Tuesday, September 11, 2012

Top Ten Books That Make You Think

This week's Top Ten Tuesday over at the Broke and the Bookish.

An appropriate topic for the anniversary of September 11th. It was a Tuesday morning. I will never forget.

1. The Theory of Everything by Stephen Hawking

2. Logavina Street: Life and Death in a Sarajevo Neighborhood by Barbara Demick

3. Committed: A Skeptic Makes Peace with Marriage by Elizabeth Gilbert

4. Night by Elie Wiesel

5. The Sunflower by Simon Wiesenthal

On his deathbed, a Nazi soldier asks a Jewish prisoner to forgive him. What would you have done?

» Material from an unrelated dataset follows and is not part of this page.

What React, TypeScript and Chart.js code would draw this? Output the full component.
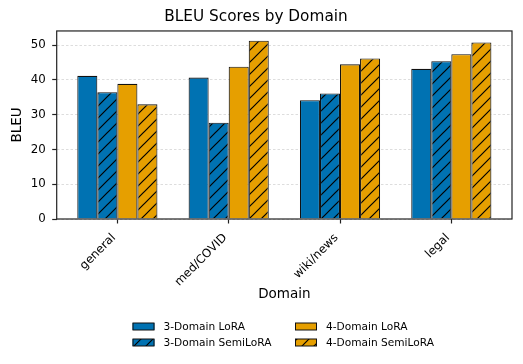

6. Parable of the Sower by Octavia Butler

7. Eating Animals by Jonathan Safran Foer

8. The God Delusion by Richard Dawkins

9. The Prince by Niccolo Machiavelli

10. Extremely Loud and Incredibly Close by Jonathan Safran Foer

After his father dies in the September 11 attacks, nine-year-old Oskar searches for a lost message that his father left him. But the true question of the story is, who are we and how do we define ourselves? "War," "Peace," "Father," "Son,"...

3 comments:

Christina said...

I haven't read most of your choices, but we share one: Extremely Loud and Incredibly Close. It's such a weird, beautiful, tragic book.


My Top Ten Tuesday

pagesunbound said...

I read The Prince several years ago, and my primary reaction was surprise at how much people overemphasize how heartless Machiavelli is. I thought he was putting form some theoretical suggestions on how one could act and what the consequences might be--not that he was advocating said actions in all cases. Although I grant there is an argument that he shouldn't give people bad ideas if he doesn't want them enacted.

Space Station Mir said...

Part of the reason I think so much when I read Mahiavelli is because he was so grossly (I think) misinterpreted. I agree that he put forth theoretical actions and consequences. Although I think he did want them enacted-by the Prince on one level and the common people on another.